NEW YORK - He thought blacks were no more capable than baboons and was a reputed womanizer who may have actually been gay, but 150 years after his masterpiece first hit the shelves, populist poet Walt Whitman is still the rage.
After inspiring a steady stream of books and movies for decades, a wave of exhibits, conferences and even a jazz composition set to his work have emerged in recent months to commemorate the 150th anniversary of his lifelong labor -- a collection of poems called "Leaves of Grass."
Among them is an exhibit at the New York Public Library featuring faded photographs, rare manuscripts and even a lock of Whitman's golden-brown hair. Titled "I am With You: Walt Whitman's 'Leaves of Grass' (1855-2005)" the exhibit opened earlier this month and runs through the beginning of January.
The poetry expressed much of what Whitman publicly championed: a vision of inclusiveness in a changing society. Privately, his views were far less accommodating.
Living in the Civil War era, Whitman's private musings suggested he believed blacks were inferior and could not be successfully integrated into society, even though he wrote sympathetically of the runaway slave, the exhibit's curator, Isaac Gewirtz, said.
Whitman even once wrote in a magazine article that blacks were no more capable than baboons, though he crossed off that reference before the article was printed, Gewirtz added.
But all that has failed to put a damper on Whitman's growing popularity, and today he is widely accepted even by African American authors.
American voice
Scholars say his writing helped develop a distinctly American sensibility that remains as relevant today as it did during the Civil War, while others have latched on to the strong sexual undertones in some of his writing and propelled him to the status of gay icon.
"There's a way in which Whitman has provided a comfort zone in which to consider same-sex love because he is this larger-than-life literary figure," said Kenneth Price, a University of Nebraska professor. "So he's somewhat immune to the sharp criticism that might be leveled from some quarters."
Whitman himself downplayed any suggestion of his own homosexuality in his writings.
Instead, he earned notoriety -- and the threat of censorship -- for his unabashed description of heterosexual intimacy in a later volume of "Leaves of Grass," which included references to his impregnating many women.
None of that helped book sales at the time. Today though, Whitman is viewed as something of a US national poet.
"I think of Whitman as being for American culture something akin to what Shakespeare is for England or Goethe for Germany or Cervantes for Spain," said Price. "He's this national figure who articulated something fundamental about American consciousness."
Later writers like Jack Kerouac and Allen Ginsberg were captivated by Whitman's message. More recently, jazz pianist Fred Hersch composed a piece set to Leaves of Grass, while Pulitzer Prize-winning author Michael Cunningham's latest novel was also inspired by Whitman.

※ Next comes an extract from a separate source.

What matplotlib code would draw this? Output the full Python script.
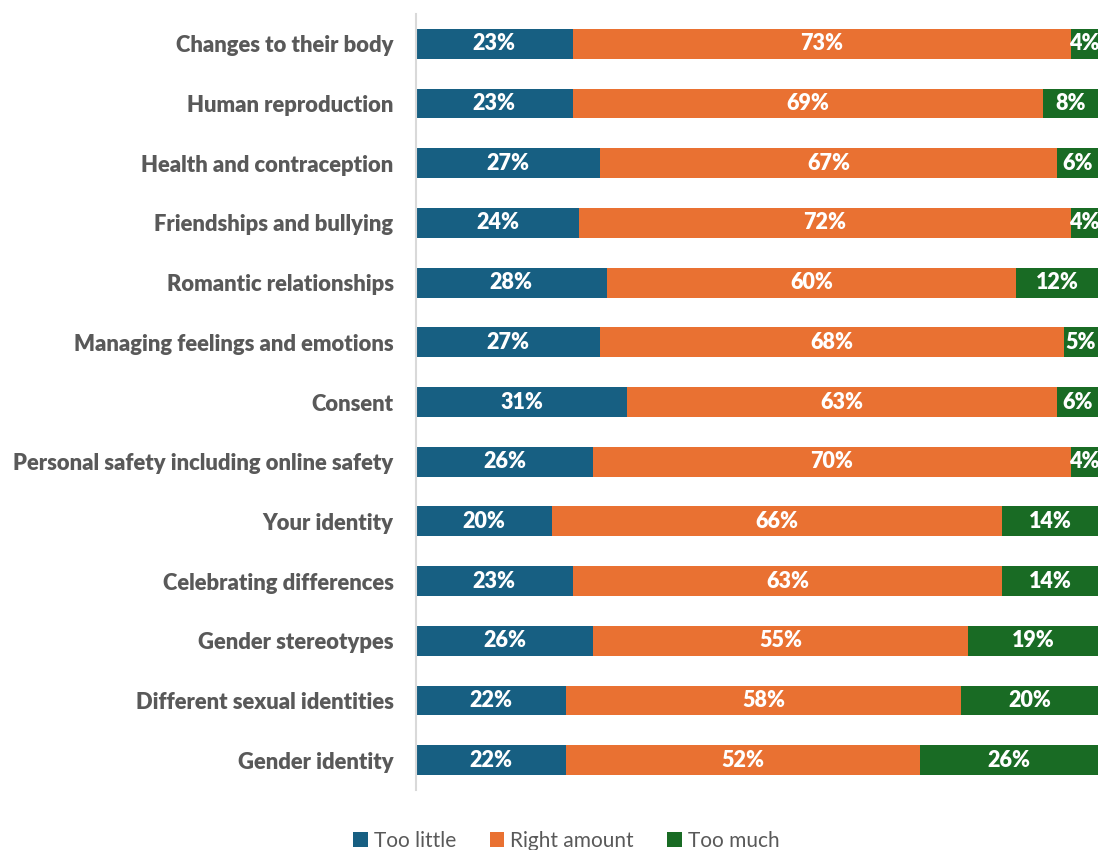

Yellowing manuscript pages on display offer a glimpse into the reasons behind the continuing fascination: Whitman wrote of simple working class pursuits like riding the Brooklyn ferry and wrote it simply, in words equally at home on the streets of New York as they were in a poet's notebook.
"Whitman was a poet 100 years before his time," said Gewirtz, adding that his direct, conversation style was "very new in English poetry."
At a time when American writers sounded little different from their British counterparts -- sometimes even referring to birds that hadn't been seen on this side of the Atlantic -- Whitman was happy to ditch literary eloquence in favor of gritty working class themes.
In one of the first editions of "Leaves of Grass" on display, Whitman's portrait gracing the inside cover shuns the ruffle-shirted elegance favored by poets of the day, showing him instead as a simple artisan.
For all his impact on the American literary landscape, Whitman's star in his homeland never shone during his lifetime as much as it did across the Atlantic, a fact he noted in scratchy black ink in a manuscript on display at the exhibit: "In the British islands and cities, London, Edinburgh and Dublin, the poet seems to have a more settled state and more appreciative readers than in his own country."